Jika Soeharto tidak suka, dia memilih untuk tidak berkomentar. Ada bahasa-bahasa isyarat yang harus dipahami jika ia tidak berkenan. Bahkan menurut Muladi jika Soeharto memerintah stafnya, ia tidak pernah secara jelas mengutarakannya dan semua tergantung penafsiran sendiri orang-orang yang mendengarnya.
Bicara komunikasi nirverbal, tongkat yang ada dalam foto itu tidak lain diterjemahkan sebagai "estafet" kepemimpinan, sehingga terjemahan bebasnya adalah Soeharto suatu saat akan mengestafetkan kepemimpinannya pada Try Sutrisno, selaku Presiden RI tentunya.
Lantas ketika Try sudah selangkah lagi menggantikan Soeharto saat duduk sebagai Wakil Presiden, skenario berubah dan Try orang yang cukup tahu diri.
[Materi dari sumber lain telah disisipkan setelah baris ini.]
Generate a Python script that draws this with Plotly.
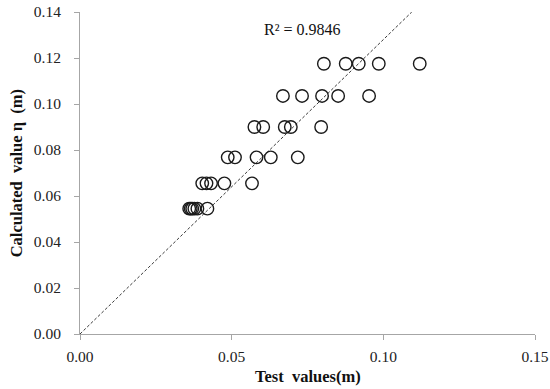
import plotly.graph_objects as go

# Test values (m) and calculated values (m)
test_values = [
    0.0804, 0.0876, 0.0919, 0.0985, 0.1120,
    0.0669, 0.0732, 0.0798, 0.0851, 0.0953,
    0.0575, 0.0604, 0.0675, 0.0695, 0.0795,
    0.0487, 0.0511, 0.0582, 0.0629, 0.0718,
    0.0403, 0.0417, 0.0432, 0.0476, 0.0567,
    0.0360, 0.0365, 0.0370, 0.0377, 0.0387, 0.0420,
]
calc_values = [
    0.1175, 0.1175, 0.1175, 0.1175, 0.1175,
    0.1035, 0.1035, 0.1035, 0.1035, 0.1035,
    0.0900, 0.0900, 0.0900, 0.0900, 0.0900,
    0.0768, 0.0768, 0.0768, 0.0768, 0.0768,
    0.0655, 0.0655, 0.0655, 0.0655, 0.0655,
    0.0545, 0.0545, 0.0545, 0.0545, 0.0545, 0.0545,
]
trend_slope = 1.28
r2_text = "R² = 0.9846"
x_ticks = [0.00, 0.05, 0.10, 0.15]
y_ticks = [0.00, 0.02, 0.04, 0.06, 0.08, 0.10, 0.12, 0.14]

y_max = 0.14
trend_x = [0.0, y_max / trend_slope]
trend_y = [0.0, y_max]

SERIF = "Liberation Serif"

fig = go.Figure()
fig.add_trace(go.Scatter(
    x=trend_x, y=trend_y, mode="lines",
    line=dict(color="#3a3a3a", width=1, dash="3px,2px"),
    hoverinfo="skip", showlegend=False,
))
fig.add_trace(go.Scatter(
    x=test_values, y=calc_values, mode="markers",
    marker=dict(symbol="circle-open", size=12.5, color="#1a1a1a",
                line=dict(width=1.4, color="#1a1a1a")),
    showlegend=False, cliponaxis=False,
))

fig.add_annotation(x=0.0735, y=0.1326, xref="x", yref="y", text=r2_text,
                   showarrow=False,
                   font=dict(family=SERIF, size=16, color="#111111"))

axis_common = dict(
    showgrid=False, zeroline=False, showline=True, linecolor="#a6a6a6",
    linewidth=1, ticks="outside", ticklen=5, tickcolor="#a6a6a6",
    tickfont=dict(family=SERIF, size=15.5, color="#222222"),
    tickformat=".2f", automargin=False,
)
fig.update_xaxes(range=[0, 0.15], tickvals=x_ticks, **axis_common,
                 ticklabelstandoff=3)
fig.update_yaxes(range=[0, 0.14], tickvals=y_ticks, **axis_common,
                 ticklabelstandoff=10)

fig.add_annotation(xref="x", yref="paper", x=0.075, y=-0.133, yanchor="middle",
                   text="<b>Test  values(m)</b>", showarrow=False,
                   font=dict(family=SERIF, size=16.5, color="#111111"))
fig.add_annotation(xref="paper", yref="y", x=-0.14, y=0.07, xanchor="center",
                   text="<b>Calculated  value η  (m)</b>", showarrow=False,
                   textangle=-90,
                   font=dict(family=SERIF, size=16.5, color="#111111"))

fig.update_layout(
    width=550, height=389,
    margin=dict(l=80, r=15, t=12, b=55),
    paper_bgcolor="white", plot_bgcolor="white",
)
fig.write_html("out.html",
               config={"displayModeBar": False},
               post_script="document.body.style.margin='0';document.body.style.overflow='hidden';")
Sekadar mengingatkan saja, saat Try kala itu dimajukan sebagai cawapres oleh para anggota MPR Fraksi ABRI, yang kemudian disambar PPP dan PDI. Hanya Golkar yang belum menyatakan dukungannya. Soeharto tidak suka di "fait accompli" (didahului). Tentu dia marah. Tetapi karena Golkar dan ABRI sama-sama instrumen politik kekuasaannya, ia tidak ingin ada perpecahan yang meluas. Try akhirnya menjadi Wapres menggantikan Sudharmono.
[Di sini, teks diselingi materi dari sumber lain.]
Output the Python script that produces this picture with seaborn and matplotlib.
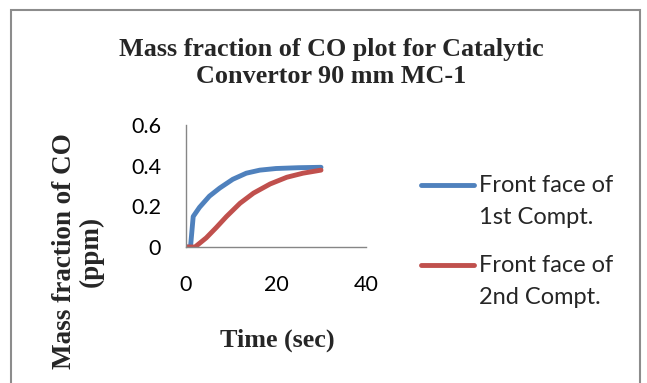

Nah, ketika nama Try menghiasi pemberitaan media nasional pada tahun 1993 akibat manuver anggota MPR Fraksi ABRI yang diamini PPP dan PDI ini, orang mengingat lagi foto bersejarah ini: "estafet kepemimpinan nasional dari Soeharto ke Try Sutrisno".
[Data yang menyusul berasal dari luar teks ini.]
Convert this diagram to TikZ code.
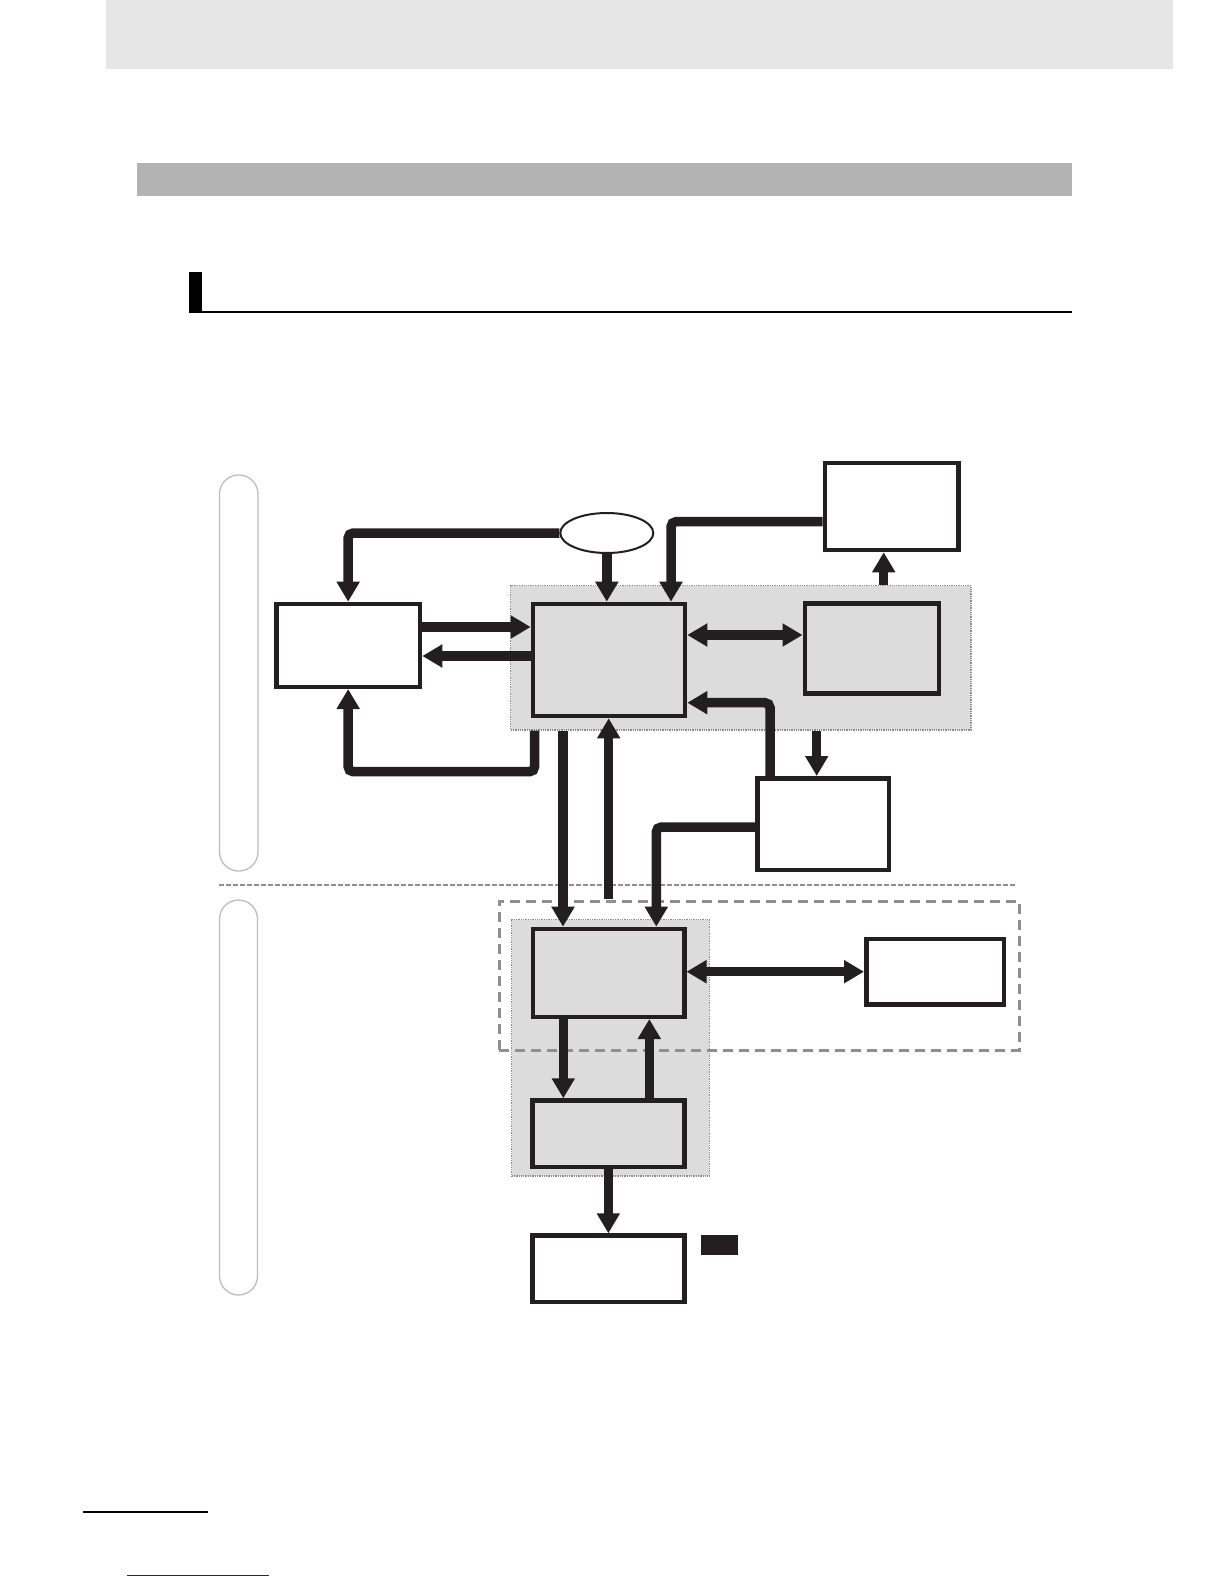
\documentclass[tikz,border=0pt]{standalone}
\usetikzlibrary{arrows.meta,shapes.geometric}
\definecolor{ink}{HTML}{231F20}
\definecolor{regfill}{HTML}{DCDCDC}
\definecolor{regline}{HTML}{8C8C8C}
\definecolor{dashgray}{HTML}{8F8F8F}
\definecolor{pillgray}{HTML}{BDBDBD}
\definecolor{topband}{HTML}{E6E6E6}
\definecolor{secbar}{HTML}{B3B3B3}
\definecolor{linkblue}{HTML}{1F1F8F}
\tikzset{
  boxw/.style={draw=ink, fill=white, line width=4.5pt, inner sep=0pt, rectangle},
  boxg/.style={boxw, fill=regfill},
  region/.style={draw=regline, fill=regfill, line width=1.3pt, densely dotted, inner sep=0pt, rectangle},
  grpbox/.style={draw=dashgray, line width=2.6pt, dash pattern=on 10pt off 6pt, inner sep=0pt, rectangle},
  pill/.style={draw=pillgray, line width=1.3pt, rounded corners=19pt},
  sepline/.style={draw=dashgray, line width=2.3pt, dash pattern=on 4.5pt off 2.5pt},
  arr/.style={draw=ink, line width=9.5pt, rounded corners=5pt, -{Triangle[length=20pt,width=22pt]}},
  darr/.style={draw=ink, line width=9.5pt, {Triangle[length=20pt,width=22pt]}-{Triangle[length=20pt,width=22pt]}},
}
\begin{document}
\begin{tikzpicture}[x=1pt,y=-1pt]
\useasboundingbox (0,0) rectangle (1224,1584);
\fill[white] (0,0) rectangle (1224,1584);
% page decorations
\fill[topband] (106,0) rectangle (1173,69);
\fill[secbar] (137,163) rectangle (1072,196);
\fill[black] (189,272) rectangle (202,312);
\draw[black, line width=2pt] (189,311.5) -- (1072,311.5);
\draw[black, line width=2.3pt] (83,1512) -- (208,1512);
\draw[linkblue, line width=1pt] (127,1575) -- (269,1575);
% side pills and separator
\draw[pill] (219.5,475) rectangle (258,871);
\draw[pill] (219.5,900) rectangle (257.5,1295);
\draw[sepline] (219.3,885) -- (1015,885);
% shaded regions
\node[region, minimum width=460.5pt, minimum height=144.3pt] (r1) at (740.85,657.75) {};
\node[region, minimum width=197.8pt, minimum height=256.5pt] (r2) at (610.5,1047.85) {};
\node[grpbox, minimum width=520pt, minimum height=149.2pt] (grp) at (759.25,975.85) {};
% boxes
\node[ellipse, draw=ink, fill=white, line width=2pt, inner sep=0pt, minimum width=93pt, minimum height=40pt] (ell) at (606.8,533) {};
\node[boxw, minimum width=143.8pt, minimum height=82.8pt] (A) at (348.15,645.35) {};
\node[boxg, minimum width=152.1pt, minimum height=112.1pt] (B) at (609,660) {};
\node[boxg, minimum width=134pt, minimum height=90.2pt] (C) at (871.75,648.35) {};
\node[boxw, minimum width=133.5pt, minimum height=87.1pt] (D) at (891.5,506.5) {};
\node[boxw, minimum width=131.8pt, minimum height=91.8pt] (E) at (823.15,824.15) {};
\node[boxg, minimum width=151.5pt, minimum height=87.8pt] (F) at (608.5,972.85) {};
\node[boxw, minimum width=137.5pt, minimum height=65.5pt] (G) at (935,971.7) {};
\node[boxg, minimum width=152.2pt, minimum height=66.5pt] (H) at (608.35,1133.8) {};
\node[boxw, minimum width=152.2pt, minimum height=66.5pt] (I) at (608.35,1268.8) {};
\node[fill=ink, inner sep=0pt, minimum width=36.7pt, minimum height=20pt] (tag) at (719.35,1245) {};
% connectors
\draw[arr] (ell.west) -| (A.north);
\draw[arr] (ell.south) -- (ell.south |- B.north);
\draw[arr] (D.west |- 0,521.7) -| (671,0 |- B.north);
\draw[arr] (A.east |- 0,627) -- (B.west |- 0,627);
\draw[arr] (B.west |- 0,656) -- (A.east |- 0,656);
\draw[darr] (B.east |- 0,635) -- (C.west |- 0,635);
\draw[arr] (883.7,0 |- r1.north) -- (883.7,0 |- D.south);
\draw[arr] (534.6,0 |- r1.south) -- (534.6,771.7) -| (A.south);
\draw[arr] (770,0 |- E.north) |- (B.east |- 0,702.7);
\draw[arr] (816.7,0 |- r1.south) -- (816.7,0 |- E.north);
\draw[arr] (563,0 |- r1.south) -- (563,0 |- F.north);
\coordinate (upstart) at (608.7,899);
\draw[arr] (upstart) -- (upstart |- B.south);
\draw[arr] (E.west |- 0,827) -| (656.3,0 |- F.north);
\draw[darr] (F.east |- 0,971.7) -- (G.west);
\draw[arr] (563.3,0 |- F.south) -- (563.3,0 |- H.north);
\draw[arr] (649.3,0 |- H.north) -- (649.3,0 |- F.south);
\draw[arr] (H.south) -- (I.north);
\end{tikzpicture}
\end{document}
Boleh jadi Soeharto paham betul makna yang terdapat dalam selembar foto berwarna saat Try menjadi ajudannya itu. Makanya saat itu ada rumor, Soeharto lebih suka memilih BJ Habibie yang berpenampilan cerdas tetapi sangat loyal itu atau mengangkat kembali Sudharmono, daripada harus memilih Try Sutrisno yang tentu saja "selangkah" lagi menjadi pemimpin nasional pengganti dirinya.
Akan tetapi di kalangan elite dan purnawirawan ABRI berpengaruh saat itu, sosok Sudharmono kurang disukai, bahkan sejak Soeharto mengangkatnya sebagai Wapres di tahun 1988.
Untuk menunjukkan ketidaksukaannya itulah manuver dilakukan oleh anggota MPR Fraksi ABRI, yang saat itu mekanisme model itu masih diperbolehkan.
Ini juga tidak lain komunikasi nirkata dari para politikus, bahwa mengajukan nama berarti ingin agar Soeharto memilih cawapres yang mereka sodorkan, yaitu Try Sutrisno, bukan yang lainnya.
Adapun Try Sutrisno sendiri orang yang tahu diri jelang suksesi Maret 1998 saat Soeharto memilih BJ Habibie sebagai Wapres barunya. Sementara Soeharto tetap masih berhasrat untuk berkuasa lagi di lima tahun berikutnya hingga 2003 (dan setelah itu bisa dipilih kembali). Hanya saja sejarah bicara lain; Soeharto menyatakan berhenti pada 21 Mei 1998.
Dan, estafet kepemimpinan segaimana yang tergambar dalam foto yang dibahas ini tidak pernah benar-benar terwujud. BJ Habibie-lah yang kemudian menggantikan Presiden Soeharto.